5. Unverified / Pending Items
Although this discussion organised many warning lines, the following items remain unconfirmed and should not be treated as newly verified facts.
- Offering circulars, pricing supplements, trust deeds, support deeds, asset purchase undertakings, guarantee and keepwell clauses, and foreign-currency remittance clauses for individual bonds issued by CCBFL, CCBSA, CCBLI, and CCBL Cayman/SPVs.
- Detailed NPLs, Stage 2 assets, delinquencies, restructurings, reserve coverage, capital adequacy ratio, CET1 ratio, short-term debt ratio, and segment-level asset quality at end-2025 or in 2026.
- Industry-level balances and large-borrower concentration in domestic general leasing, including real estate, LGFV, infrastructure, manufacturing, power, and transportation.
- Aircraft types, vessel types, utilisation, re-leasing terms, borrower concentration, regional concentration, residual-value assessment assumptions, and foreign-currency cash flow in aviation and shipping leasing.

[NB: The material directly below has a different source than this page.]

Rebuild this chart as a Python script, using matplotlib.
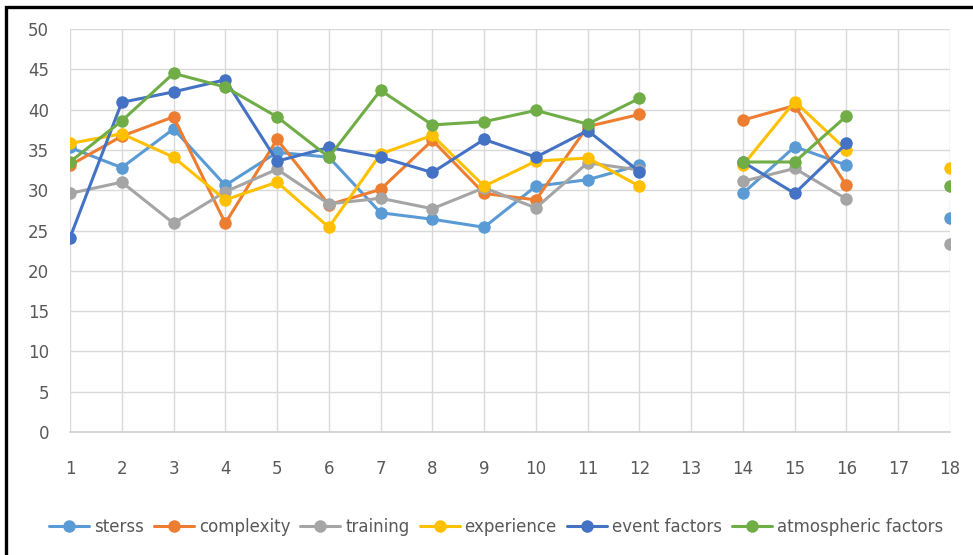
import numpy as np
import matplotlib
matplotlib.use("Agg")
import matplotlib.pyplot as plt
from matplotlib.patches import Rectangle

nan = np.nan

categories = list(range(1, 19))
tick_labels = [str(c) for c in categories]

sterss = [35.3, 32.8, 37.6, 30.6, 34.7, 34.1, 27.2, 26.4, 25.4, 30.5, 31.3, 33.1,
          nan, 29.6, 35.4, 33.1, nan, 26.6]
complexity = [33.1, 36.7, 39.1, 25.9, 36.3, 28.2, 30.1, 36.2, 29.6, 28.8, 37.9, 39.4,
              nan, 38.7, 40.5, 30.6, nan, nan]
training = [29.6, 31.0, 25.9, 29.8, 32.6, 28.3, 29.0, 27.7, 30.3, 27.8, 33.4, 32.5,
            nan, 31.1, 32.7, 28.9, nan, 23.3]
experience = [35.8, 37.0, 34.1, 28.8, 31.0, 25.4, 34.5, 36.8, 30.5, 33.6, 34.0, 30.5,
              nan, 33.1, 41.0, 35.0, nan, 32.8]
event_factors = [24.1, 40.9, 42.2, 43.7, 33.6, 35.3, 34.1, 32.2, 36.3, 34.1, 37.4, 32.3,
                 nan, 33.5, 29.6, 35.8, nan, nan]
atmospheric_factors = [33.5, 38.6, 44.5, 42.8, 39.1, 34.1, 42.4, 38.1, 38.5, 39.9, 38.2, 41.4,
                       nan, 33.5, 33.5, 39.2, nan, 30.5]

series_names = ["sterss", "complexity", "training", "experience",
                "event factors", "atmospheric factors"]
series_values = [sterss, complexity, training, experience,
                 event_factors, atmospheric_factors]
colors = ["#5B9BD5", "#ED7D31", "#A5A5A5", "#FFC000", "#4472C4", "#70AD47"]

plt.rcParams["font.family"] = ["Liberation Sans Narrow", "DejaVu Sans"]
text_color = "#595959"

fig = plt.figure(figsize=(9.73, 5.55), dpi=100)
ax = fig.add_axes([70 / 973, 1 - 432 / 555, 880 / 973, 403 / 555])

for name, vals, col in zip(series_names, series_values, colors):
    ax.plot(categories, vals, color=col, lw=2.2, marker="o", ms=9,
            markeredgewidth=0, label=name, solid_capstyle="round")

ax.set_xlim(1, 18)
ax.set_ylim(0, 50)
ax.set_xticks(categories)
ax.set_xticklabels(tick_labels)
ax.set_yticks(np.arange(0, 51, 5))
ax.grid(True, color="#D9D9D9", lw=1)
ax.set_axisbelow(True)
for side in ["top", "right", "left"]:
    ax.spines[side].set_visible(False)
ax.spines["bottom"].set_color("#D0D0D0")
ax.spines["bottom"].set_linewidth(1.2)
ax.tick_params(axis="both", length=0, labelsize=12, colors=text_color)
ax.tick_params(axis="y", pad=15)
ax.tick_params(axis="x", pad=20)

leg = fig.legend(loc="center", bbox_to_anchor=(496 / 973, 1 - 527 / 555), ncol=6,
                 frameon=False, fontsize=12, handlelength=2.4, handletextpad=0.3,
                 columnspacing=0.6)
for t in leg.get_texts():
    t.set_color(text_color)

# chart frame
fig.patches.append(Rectangle((6 / 973, -0.1), 1.2, 1.1 - 7 / 555 + 0.0,
                             transform=fig.transFigure, fill=False,
                             edgecolor="black", lw=2.4, zorder=10))

fig.savefig("out.png", dpi=100)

- Project types, offtakers, subsidy dependence, power price assumptions, equipment values, and sponsor concentration for green energy projects.
- Maturity ladders within one year and within two years, currency-by-currency assets and liabilities, foreign-currency hedging, offshore cash, foreign-currency bank lines, unused bank lines, and CCB group borrowings.
- Live spreads, OAS, liquidity, same-tenor comparisons, and basis versus CCB parent bonds for CCB parent bonds, CCBFL parent bonds, CCBSA/CCBLI bonds, and SPV bonds.
6. Reference Context
The existing context referenced consists of the CCBFL issuer_summary, issuer_notes, knowledge_snapshot, source_registry dated 2026-05-21, and the discussion dated 2026-05-31. The main sources confirmed in the existing report are China Construction Bank 2025 Annual Report, the CCB group subsidiary page, Fitch Bohua 2025 tracking rating report, S&P Global Ratings’ rating affirmation dated 2026-01-29, S&P’s CCBSA rating materials, and public bond market summaries.
this discussion organises the Q&A from these existing contexts and the discussion. Unverified items need to be confirmed through future primary disclosures, rating agency materials, individual bond documentation, and market pricing data.